Both these communities would be included in the new park, as well as Los Alamos, New Mexico, where physicists worked on the design of the bomb.
Hanford includes the world’s first large-scale nuclear reactor, the B Reactor next to the Columbia River. It’s a fascinating artifact. Visitors can see the old control room and the stack of graphite rods that controlled the reaction.
Legislation to create the park is expected soon. Just what form it would take is far from decided.
The title of my talk was “Tool of Victory or Pandora’s Box?” illustrating the ways the arms race can be interpreted.

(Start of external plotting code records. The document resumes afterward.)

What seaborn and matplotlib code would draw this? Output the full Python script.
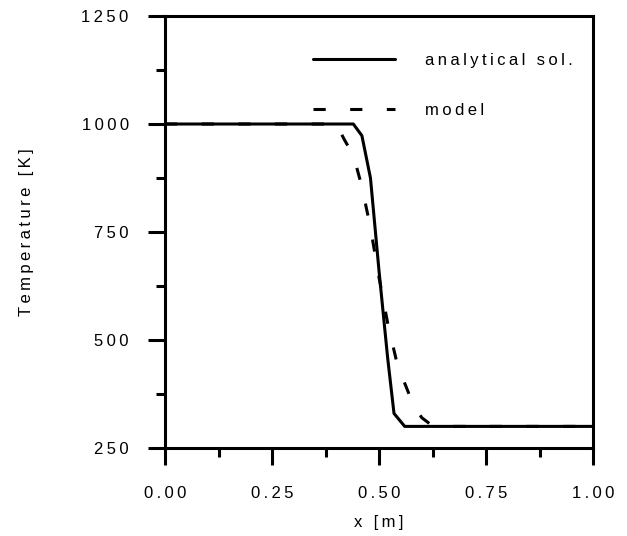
import pandas as pd
import matplotlib.pyplot as plt
from matplotlib.ticker import MultipleLocator
import seaborn as sns

# values
x_analytical = [0.0, 0.44, 0.46, 0.48, 0.50, 0.52, 0.535, 0.56, 1.0]
T_analytical = [1000, 1000, 973, 875, 660, 460, 330, 300, 300]

x_model = [0.0, 0.40, 0.42, 0.44, 0.46, 0.48, 0.50, 0.52, 0.54, 0.56, 0.58, 0.60, 0.62, 0.64, 1.0]
T_model = [1000, 1000, 962, 928, 855, 760, 645, 540, 455, 400, 350, 320, 305, 300, 300]

x_ticks = [0.0, 0.25, 0.5, 0.75, 1.0]
y_ticks = [250, 500, 750, 1000, 1250]


def spaced(s):
    # the original uses wide letter spacing; thin spaces between characters
    return '\u2009'.join(s)


df = pd.concat([
    pd.DataFrame({'x': x_analytical, 'T': T_analytical, 'series': spaced('analytical sol.')}),
    pd.DataFrame({'x': x_model, 'T': T_model, 'series': spaced('model')}),
], ignore_index=True)

sns.set_style('white')
plt.rcParams['font.family'] = ['Liberation Sans', 'DejaVu Sans']
plt.rcParams['text.color'] = 'black'
plt.rcParams['axes.labelcolor'] = 'black'
plt.rcParams['xtick.color'] = 'black'
plt.rcParams['ytick.color'] = 'black'

fig = plt.figure(figsize=(6.27, 5.36), dpi=100)
ax = fig.add_axes([0.2632, 0.1642, 0.6826, 0.8059])

sns.lineplot(data=df, x='x', y='T', hue='series', style='series',
             palette=['black', 'black'],
             dashes={spaced('analytical sol.'): '', spaced('model'): (4, 8)},
             linewidth=2.2, ax=ax)

ax.set_xlim(0, 1)
ax.set_ylim(250, 1250)
ax.set_xticks(x_ticks, labels=[spaced(f'{v:.2f}') for v in x_ticks])
ax.set_yticks(y_ticks, labels=[spaced(str(v)) for v in y_ticks])
ax.xaxis.set_minor_locator(MultipleLocator(0.125))
ax.yaxis.set_minor_locator(MultipleLocator(125))

ax.tick_params(which='major', direction='out', length=12.2, width=2.2, labelsize=12, pad=14)
ax.tick_params(which='minor', direction='out', length=6.8, width=2.2)
ax.tick_params(axis='x', which='major', pad=15)
ax.tick_params(bottom=True, left=True, which='both')

for sp in ax.spines.values():
    sp.set_visible(True)
    sp.set_linewidth(2.2)
    sp.set_color('black')

ax.set_xlabel(spaced('x [m]'), fontsize=12, labelpad=10)
ax.set_ylabel(spaced('Temperature [K]'), fontsize=12)
ax.yaxis.set_label_coords(-0.305, 0.5)

leg = ax.legend(loc='upper right', bbox_to_anchor=(0.952, 0.914), frameon=False,
                fontsize=12, handlelength=4.9, handletextpad=1.8,
                labelspacing=2.1, borderaxespad=0, borderpad=0)
for line in leg.get_lines():
    line.set_linewidth(2.2)

fig.savefig('out.png', dpi=100)
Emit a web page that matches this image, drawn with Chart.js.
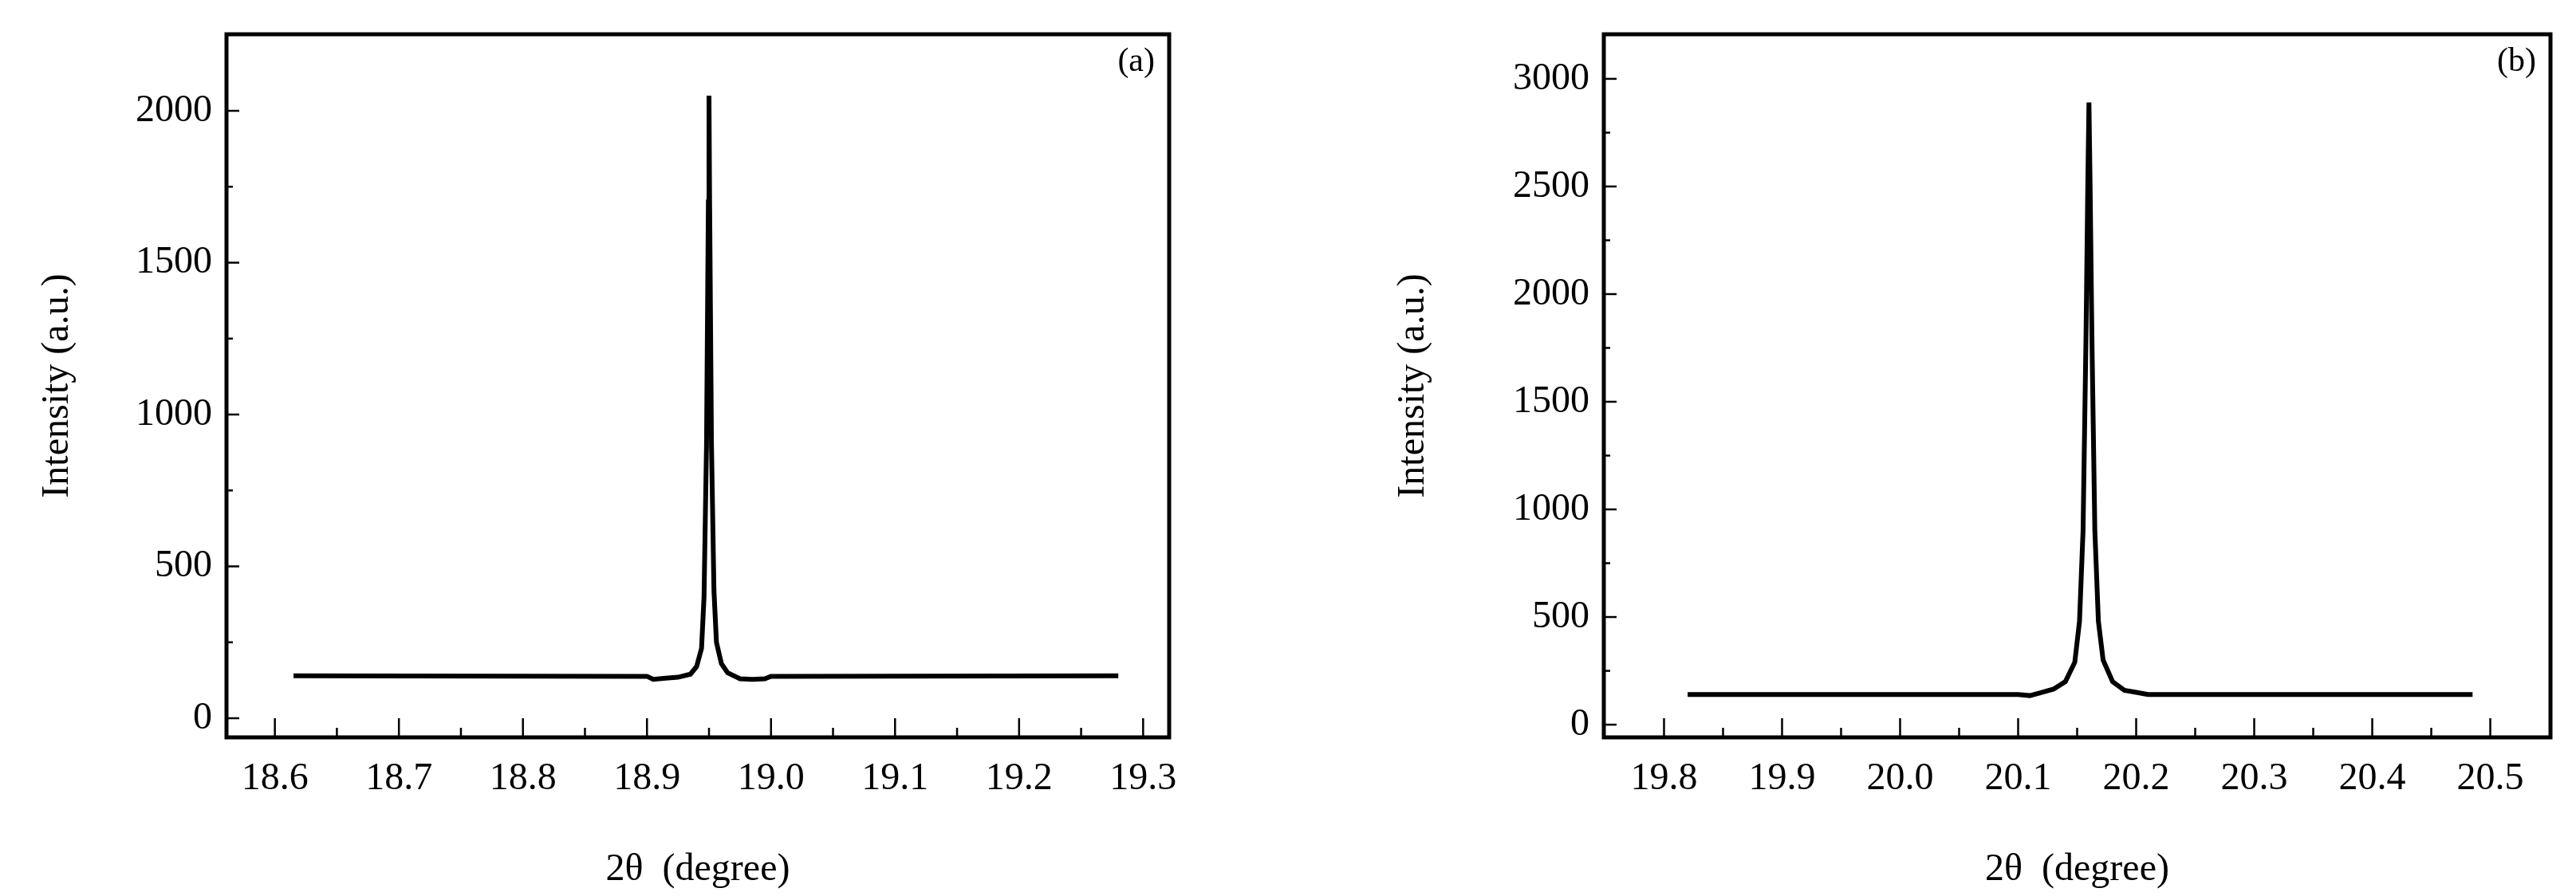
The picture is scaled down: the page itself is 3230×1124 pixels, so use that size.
<!DOCTYPE html>
<html>
<head>
<meta charset="utf-8">
<script src="https://cdn.jsdelivr.net/npm/chart.js@4.4.4/dist/chart.umd.min.js"></script>
<style>
  body { margin: 0; background: #fff; width: 3230px; height: 1124px; position: relative; overflow: hidden; }
  .panel { position: absolute; top: 0; height: 1124px; }
</style>
</head>
<body>
<div class="panel" style="left:0;width:1500px"><canvas id="chartA"></canvas></div>
<div class="panel" style="left:1700px;width:1530px"><canvas id="chartB"></canvas></div>
<script>
// panel (a)
const aX = [18.615, 18.9, 18.905, 18.915, 18.925, 18.935, 18.94, 18.944, 18.946, 18.948, 18.9495, 18.95, 18.9505, 18.952, 18.954, 18.956, 18.96, 18.965, 18.975, 18.985, 18.995, 19.0, 19.28];
const aY = [140, 138, 128, 132, 135, 145, 170, 230, 400, 900, 1700, 2050, 1700, 900, 420, 250, 180, 150, 130, 128, 130, 138, 140];
const aXTicks = [18.6, 18.7, 18.8, 18.9, 19.0, 19.1, 19.2, 19.3];
const aYTicks = [0, 500, 1000, 1500, 2000];

// panel (b)
const bX = [19.82, 20.10, 20.11, 20.12, 20.13, 20.14, 20.148, 20.152, 20.155, 20.1575, 20.159, 20.16, 20.161, 20.1625, 20.165, 20.168, 20.172, 20.18, 20.19, 20.2, 20.21, 20.485];
const bY = [140, 140, 135, 150, 165, 200, 290, 480, 900, 1800, 2500, 2890, 2500, 1800, 900, 480, 300, 200, 160, 150, 140, 140];
const bXTicks = [19.8, 19.9, 20.0, 20.1, 20.2, 20.3, 20.4, 20.5];
const bYTicks = [0, 500, 1000, 1500, 2000, 2500, 3000];

Chart.defaults.font.family = "'Liberation Serif', serif";
Chart.defaults.color = '#000';

// frame, inside ticks and panel letter
const framePlugin = {
  id: 'frame',
  afterDraw(chart, args, opts) {
    const { ctx, chartArea: a, scales } = chart;
    ctx.save();
    ctx.strokeStyle = '#000';
    ctx.lineWidth = 2.5;
    const xt = opts.xTicks, yt = opts.yTicks;
    const dx = (xt[1] - xt[0]) / 2, dy = (yt[1] - yt[0]) / 2;
    for (let v = xt[0]; v <= xt[xt.length - 1] + 1e-9; v += dx) {
      const px = scales.x.getPixelForValue(v);
      const major = Math.abs(Math.round(v / (2 * dx)) * 2 * dx - v) < 1e-6;
      ctx.beginPath(); ctx.moveTo(px, a.bottom); ctx.lineTo(px, a.bottom - (major ? 24 : 12)); ctx.stroke();
    }
    for (let v = yt[0]; v <= yt[yt.length - 1] + dy + 1e-9; v += dy) {
      const py = scales.y.getPixelForValue(v);
      if (py < a.top) break;
      const major = Math.round(v / dy) % 2 === 0;
      ctx.beginPath(); ctx.moveTo(a.left, py); ctx.lineTo(a.left + (major ? 16 : 8), py); ctx.stroke();
    }
    ctx.lineWidth = 5;
    ctx.strokeRect(a.left, a.top, a.right - a.left, a.bottom - a.top);
    ctx.font = "42px 'Liberation Serif'";
    ctx.fillStyle = '#000';
    ctx.textAlign = 'right';
    ctx.textBaseline = 'top';
    ctx.fillText(opts.letter, a.right - 18, a.top + 14);
    ctx.restore();
  }
};

function makeChart(el, xs, ys, xTicks, yTicks, xr, yr, yw, padR, letter) {
  const pts = xs.map((x, i) => ({ x, y: ys[i] }));
  return new Chart(el, {
    type: 'line',
    data: { datasets: [{ data: pts, borderColor: '#000', borderWidth: 6, pointRadius: 0, tension: 0 }] },
    options: {
      responsive: false, animation: false, devicePixelRatio: 1,
      layout: { padding: { top: 43, right: padR, left: 40, bottom: 0 } },
      plugins: { legend: { display: false }, tooltip: { enabled: false }, frame: { xTicks, yTicks, letter } },
      scales: {
        x: {
          type: 'linear', min: xr[0], max: xr[1],
          afterBuildTicks: s => { s.ticks = xTicks.map(v => ({ value: v })); },
          afterFit: s => { s.height = 199; },
          grid: { display: false }, border: { display: false },
          ticks: { font: { size: 48 }, padding: 16, callback: v => v.toFixed(1) },
          title: { display: true, text: '2θ  (degree)', font: { size: 48 }, padding: { top: 26 } }
        },
        y: {
          min: yr[0], max: yr[1],
          afterBuildTicks: s => { s.ticks = yTicks.map(v => ({ value: v })); },
          afterFit: s => { s.width = yw - 40; },
          grid: { display: false }, border: { display: false },
          ticks: { font: { size: 48 }, padding: 10, callback: v => String(v) },
          title: { display: true, text: 'Intensity (a.u.)', font: { size: 48 }, padding: { bottom: 20 } }
        }
      }
    },
    plugins: [framePlugin]
  });
}

const ca = document.getElementById('chartA'); ca.width = 1500; ca.height = 1124;
const cb = document.getElementById('chartB'); cb.width = 1530; cb.height = 1124;
makeChart(ca, aX, aY, aXTicks, aYTicks, [18.561, 19.321], [-63, 2252], 284, 34, '(a)');
makeChart(cb, bX, bY, bXTicks, bYTicks, [19.749, 20.551], [-59, 3207], 311, 32, '(b)');
</script>
</body>
</html>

So how do we commemorate Hanford? Did it win World War II, prevent a disastrous invasion of Japan, and deter World War III between the United States and the Soviet Union? Or start a ruinous arms race that still threatens the end of the world?
The easy and most likely solution will be to put a simple sign up, let visitors draw their own conclusions, and call it a day.
But our government is capable of being ingenious in not just preserving historic places, but providing lively and thought-provoking historical interpretation. A museum at Los Alamos already does a good job of looking at The Bomb with a nuanced and balanced display.
We could enshrine Hanford, or condemn it. The park could be an occasion for a moving monument, like the Vietnam memorial in Washington, D.C., or the World Trade Center plaza in New York. It could provoke and invite comment, and become a site for discussion of arms control and international politics. It could lead visitors to the Arid Lands Ecology Reserve and the Hanford Reach of the Columbia River, two ecosystems ironically protected by bomb production.
How should we remember Hanford, Oak Ridge, and Los Alamos? I quoted Chinese Premier Chou en Lai when he was asked, two hundred years after the fact, whether the French Revolution had been a good thing or a bad thing.
His answer: “It’s too early to tell.”